Reviewer: Uma Krishnaswami

From Booklist (American Library Association):

 "This comprehensive volume about Native American culture looks like a coffee-table book, and the handsome open design, with clear type and beautiful reproductions on quality paper, will certainly encourage browsers. But readers will also find a great amount of valuable detail, including stories, songs, commentary, and art of nearly 50 Native American tribes. Also included are creation myths and animal tales of tricksters and transformation as well as a discussion of mythmaking in the twenty-first century. Original poetry and retold stories by Dunn (who is Cherokee/Muskogee/Seminole) and Berk draw on the oral tradition. A gorgeous Shoshone hide painting that depicts a buffalo dance after a hunt shows and tells the elemental lesson--from ancient times and for today--not to take more than is needed. That is a lot to take on in one book, but there is nothing generic in this celebration of diversity and connections. Extensive back matter includes an annotated list of tribes and nations. A rich collection of exciting art and story that keeps the past alive."

--Rochman, Hazel Copyright 2008 Booklist

From Midwest Book Review

"Rich traditions, stories and artifacts are ways in which we learn about the history and culture various Native American tribes. A beautifully designed book co-authored by Ari Berk and Carolyn Dunn, "Coyote Speaks Wonders Of The Native American World", provides an overview of nearly fifty known tribes drawn from all regions of North America. As the authors simply state, stories carry traditions. However, traditions are not always simple and they are what defined each tribe as its own distinct people. Artfully designed with beautiful pictures, "Coyote Speaks" will show readers the meaning and role of certain animals and symbols, what shamans and medicine people do, and how the animal world, natural world and spirit world interact. This book encourages better understanding of Native American cultures in presenting through word and image some of the life ways and story-paths of America's first people. Rich in design and ease of text, as well as profusely illustrated throughout, "Coyote Speaks Wonders Of The Native American World" is for young readers to adults and is very highly recommended for school and community library Native American reference collections and supplemental reading lists."
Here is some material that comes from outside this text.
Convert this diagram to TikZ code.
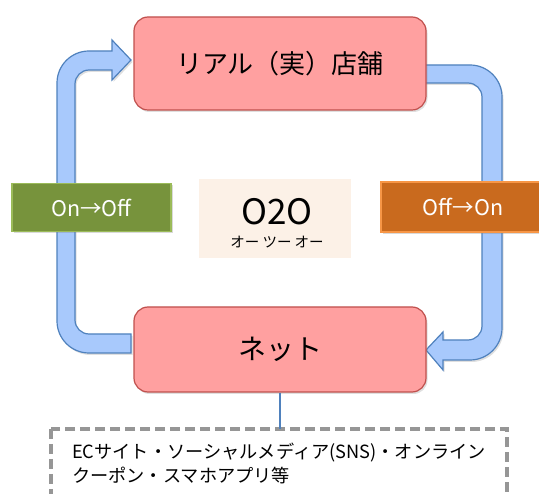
\documentclass[tikz,border=0pt]{standalone}
\usepackage{fontspec}
\setmainfont{Noto Sans CJK JP}
\usetikzlibrary{shadows}
\definecolor{boxpink}{RGB}{255,160,160}
\definecolor{boxred}{RGB}{192,80,77}
\definecolor{arrfill}{RGB}{168,201,252}
\definecolor{arrline}{RGB}{79,129,189}
\definecolor{grfill}{RGB}{119,147,60}
\definecolor{grline}{RGB}{155,187,89}
\definecolor{orfill}{RGB}{201,106,30}
\definecolor{orline}{RGB}{247,150,70}
\definecolor{ofill}{RGB}{252,241,231}
\definecolor{dgray}{RGB}{150,150,150}
\tikzset{
  mainbox/.style={draw=boxred, line width=1.2pt, fill=boxpink, rounded corners=14pt,
    minimum width=292pt, text=black,
    drop shadow={opacity=0.25, shadow xshift=1.5pt, shadow yshift=-2pt}},
  flowarrow/.style={draw=arrline, line width=1.2pt, fill=arrfill,
    drop shadow={opacity=0.25, shadow xshift=1.5pt, shadow yshift=-2pt}},
  tagbox/.style={line width=1.2pt, minimum height=48pt, text=white,
    font=\fontsize{21.5pt}{24pt}\selectfont,
    drop shadow={opacity=0.3, shadow xshift=1.5pt, shadow yshift=-2pt}},
}
\begin{document}
\begin{tikzpicture}[x=1pt,y=-1pt]
\useasboundingbox (0,0) rectangle (539,494);
% left arrow (net -> real store)
\path[flowarrow]
  (131,334) [rounded corners=14pt] -- (75,334) -- (75,70) [sharp corners] -- (112,70)
  -- (112,80) -- (131,60) -- (112,40) -- (112,51) [rounded corners=32pt] -- (57,51)
  -- (57,353) [sharp corners] -- (131,353) -- cycle;
% right arrow (real store -> net)
\path[flowarrow]
  (420,65) [rounded corners=32pt] -- (502,65) -- (502,360) [sharp corners] -- (443,360)
  -- (443,370) -- (426,350) -- (443,332) -- (443,340) [rounded corners=14pt] -- (482,340)
  -- (482,83) [sharp corners] -- (420,83) -- cycle;
% main boxes
\node[mainbox, minimum height=93pt, font=\fontsize{26pt}{30pt}\selectfont]
  (real) at (280,63.5) {リアル（実）店舗};
\node[mainbox, minimum height=85pt, font=\fontsize{28pt}{32pt}\selectfont]
  (net) at (280,349.5) {ネット};
% tags
\node[tagbox, draw=grline, fill=grfill, minimum width=159pt] (onoff) at (91.5,207.5) {On→Off};
\node[tagbox, draw=orline, fill=orfill, minimum width=166pt, minimum height=50pt] (offon) at (464,207) {\hspace*{-2pt}Off→On};
% O2O box
\node[fill=ofill, minimum width=152pt, minimum height=79pt] (o2obox) at (275,218.5) {};
\node[font=\fontsize{35pt}{38pt}\selectfont, inner sep=0pt] (o2o) at (277,212) {O2O};
\node[font=\fontsize{14.5pt}{16pt}\selectfont, inner sep=0pt] (o2okana) at (277,242) {オー ツー オー};
% note box
\coordinate (notetop) at (280,429);
\draw[draw=dgray, line width=3.5pt, dash pattern=on 10pt off 5pt] (51,429) rectangle (507,510);
\node[anchor=north west, align=left, inner sep=0pt,
  font=\fontsize{18.2pt}{24pt}\selectfont] (note) at (72,443)
  {ECサイト・ソーシャルメディア(SNS)・オンライン\\クーポン・スマホアプリ等};
\draw[arrline, line width=1.2pt] (net.south) -- (notetop);
\end{tikzpicture}
\end{document}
A Few Words From the Author

I began this book when I was a graduate student working with my mentor, N.Scott Momaday. Scott was, from the beginning, very supportive of my work on this book. But as the book neared completion, life took over. There was a dissertation to be finished, a move back East, a new life to begin. So the book kept its own company for a while. 

It wasn't until I met Carolyn Dunn, that I began to think about this book again, about what it might become. Carolyn is an extraordinary poet and writer, and she and I went back into the text, adding stories, original poems, images of art and artifact. 

The stories are mostly retellings of Native American myths and legends. Many of these stories come from older collections, texts that had lost their connection with the orality of their first tellings. Our goals were simply to make these stories available to young readers, and in a way that might suggest something more of their original oral form. We also wanted to show that these stories are not merely museum pieces, that they are part of living cultures. We wanted to show that stories are dynamic, always changing, always moving. 

I am especially pleased with the chapter we wrote together on the Los Angeles river. Both Carolyn and I were born along this river. The last story in the book speaks to this, and to the enduring spirit of place, even in a land dominated by concrete and endless boulevards.